According to a military source quoted by Syrian outlets, Israel launched an air strike at 4 a.m. on Friday from the direction of Lebanese city of Tripoli against some targets on the outskirts of Hama city.

“Syrian air defense systems confronted an Israeli air aggression and shot down most of the hostile missiles,” the source said.

The Israeli newspaper Jerusalem Post reported that there were loud sounds of explosions in the area.

In turn, the Israel Defense Forces declined to comment on alleged strikes resulted in the death of Syrian citizens.

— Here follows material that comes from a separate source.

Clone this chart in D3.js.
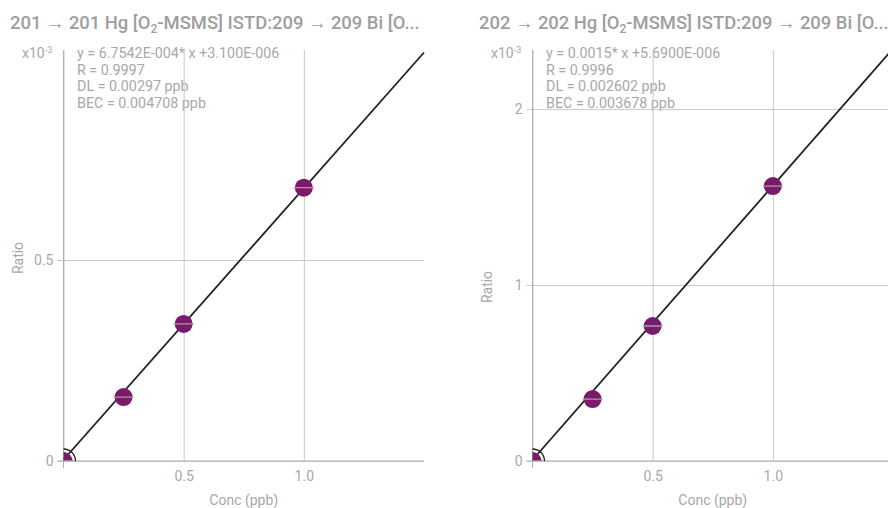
<!DOCTYPE html>
<html><head><meta charset="utf-8">
<script src="https://cdn.jsdelivr.net/npm/d3@7"></script>
<style>
html,body{margin:0;padding:0;background:#fff;}
svg{display:block;font-family:Roboto,"Noto Sans",sans-serif;}
</style></head>
<body><svg id="c" width="888" height="508"></svg>
<script>
// ---- data ----
const titlesPre = ["201 \u2192 201 Hg [O", "202 \u2192 202 Hg [O"];
const titlesPost = ["-MSMS] ISTD:209 \u2192 209 Bi [O...", "-MSMS] ISTD:209 \u2192 209 Bi [O..."];
const conc = [0, 0.25, 0.5, 1.0];
const ratio201 = [0, 0.159, 0.341, 0.680];   // x10^-3
const ratio202 = [0, 0.352, 0.767, 1.562];   // x10^-3
const slopes = [0.67542, 1.558];              // x10^-3 per ppb
const intercepts = [0.0031, 0.00569];         // x10^-3
const yMax = [1.0224, 2.335];
const xMax = 1.5;
const xTicks = [0, 0.5, 1.0];
const xTickLabels = ["", "0.5", "1.0"];
const yTicks201 = [0, 0.5];
const yTickLabels201 = ["0", "0.5"];
const yTicks202 = [0, 1, 2];
const yTickLabels202 = ["0", "1", "2"];
const eq201 = ["y = 6.7542E-004* x +3.100E-006", "R = 0.9997", "DL = 0.00297 ppb", "BEC = 0.004708 ppb"];
const eq202 = ["y = 0.0015* x +5.6900E-006", "R = 0.9996", "DL = 0.002602 ppb", "BEC = 0.003678 ppb"];

const panels = [
  {ox:0, ratio:ratio201, yt:yTicks201, ytl:yTickLabels201, eq:eq201, ratioY:258},
  {ox:469, ratio:ratio202, yt:yTicks202, ytl:yTickLabels202, eq:eq202, ratioY:287}
];

const svg = d3.select("#c");
const L=63.5, R=424, T=50, B=461;
const gridCol="#c8c8c8", axisCol="#b0b0b0", textCol="#a8a8a8";

panels.forEach((p,i)=>{
  const g = svg.append("g").attr("transform",`translate(${p.ox},0)`);
  const x = d3.scaleLinear().domain([0,xMax]).range([L,R]);
  const y = d3.scaleLinear().domain([0,yMax[i]]).range([B,T]);

  // title
  const t = g.append("text").attr("x",10).attr("y",29)
    .attr("font-size",18.4).attr("font-weight",500).attr("fill","#9e9e9e");
  t.append("tspan").text(titlesPre[i]);
  t.append("tspan").attr("font-size",12).attr("dy",4).text("2");
  t.append("tspan").attr("dy",-4).text(titlesPost[i]);

  // equation text (drawn under grid)
  p.eq.forEach((s,k)=>{
    g.append("text").attr("x",77).attr("y",58+k*16.5)
      .attr("font-size",14.3).attr("fill",textCol).text(s);
  });

  // x10^-3
  const m = g.append("text").attr("x",22).attr("y",58).attr("font-size",14).attr("fill",textCol);
  m.append("tspan").text("x10");
  m.append("tspan").attr("font-size",9).attr("dy",-5).text("-3");

  // vertical grid (x axis)
  const gx = g.append("g").attr("transform",`translate(0,${B})`)
    .call(d3.axisBottom(x).tickValues(xTicks).tickSize(-(B-T)).tickPadding(10)
      .tickFormat((d,k)=>xTickLabels[k]));
  gx.select(".domain").remove();
  gx.selectAll("line").attr("stroke",gridCol);
  gx.selectAll("text").attr("font-size",14).attr("fill",textCol).attr("font-family","Roboto");

  // horizontal grid (y axis)
  const gy = g.append("g").attr("transform",`translate(${L-6},0)`)
    .call(d3.axisLeft(y).tickValues(p.yt).tickSize(-(R-L+6)).tickPadding(4)
      .tickFormat((d,k)=>p.ytl[k]));
  gy.select(".domain").remove();
  gy.selectAll("line").attr("stroke",gridCol);
  gy.selectAll("text").attr("font-size",14).attr("fill",textCol).attr("font-family","Roboto");

  // axis lines
  g.append("line").attr("x1",L).attr("x2",L).attr("y1",T).attr("y2",B+7).attr("stroke",axisCol);
  g.append("line").attr("x1",L-6).attr("x2",R).attr("y1",B).attr("y2",B).attr("stroke",axisCol);

  // axis titles
  g.append("text").attr("x",(L+R)/2).attr("y",505).attr("text-anchor","middle")
    .attr("font-size",14).attr("fill",textCol).text("Conc (ppb)");
  g.append("text").attr("transform",`translate(23,${p.ratioY}) rotate(-90)`).attr("text-anchor","middle")
    .attr("font-size",14).attr("fill",textCol).text("Ratio");

  // clip
  const cid="clip"+i;
  g.append("clipPath").attr("id",cid).append("rect").attr("x",L).attr("y",T-5).attr("width",R-L+2).attr("height",B-T+5);
  const pg = g.append("g").attr("clip-path",`url(#${cid})`);

  // regression line
  pg.append("line").attr("x1",x(0)).attr("y1",y(intercepts[i]))
    .attr("x2",x(xMax)).attr("y2",y(intercepts[i]+slopes[i]*xMax))
    .attr("stroke","#222").attr("stroke-width",1.8);

  // points
  conc.forEach((c,k)=>{
    const cx=x(c), cy=y(p.ratio[k]);
    if(k===0){
      pg.append("circle").attr("cx",cx).attr("cy",cy).attr("r",12).attr("fill","none").attr("stroke","#222").attr("stroke-width",1.3);
    }
    pg.append("circle").attr("cx",cx).attr("cy",cy).attr("r",9).attr("fill","#7b1a6c");
    pg.append("line").attr("x1",cx-10).attr("x2",cx+10).attr("y1",cy).attr("y2",cy)
      .attr("stroke","#a0a0a0").attr("stroke-width",1.3);
  });
});
</script></body></html>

Over the past time, Israel significantly stepped up its aerial bombardment. This incident was the fifth in a series of Israeli air attacks on targets in Syria in the past month and the first after the inauguration of the U.S. President Joe Biden. Foreign analysts and military experts said that Tel Aviv intensified air strikes on Syria, taking advantage of the vacuum of power in the United States on the eve of Biden taking office as president.

While the Donald Trump administration turned a blind eye on such aggression, a change of power in the United States could remarkably limit Israel in conducting of military operations against Syria and Iran-affiliated armed groups located there. As it was stated during his presidential campaign, Joe Biden intends to pursue a more conciliatory foreign policy towards Iran. In particular, he unequivocally advocated the resumption of the nuclear deal with the Islamic republic. In this regard, Tel Aviv’s unilateral actions against Iranian interests in Syria could harm Washington’s plans to reduce tensions with Tehran.

By continuing air strikes against Iranian targets in Syria, Israel obviously sent a massage to the United States that Tel Aviv will consistently run anti-Iran policy, even if it will be in conflict with the interests of the Joe Biden administration. On the other hand, such Israeli behavior threatens to worsen relations with the United States, its main ally.

In the nearest future, the US reaction on the Israeli belligerent approach toward Iran will likely determine whether the relations between Tehran, Tel Aviv and Washington will get better or the escalation will continue.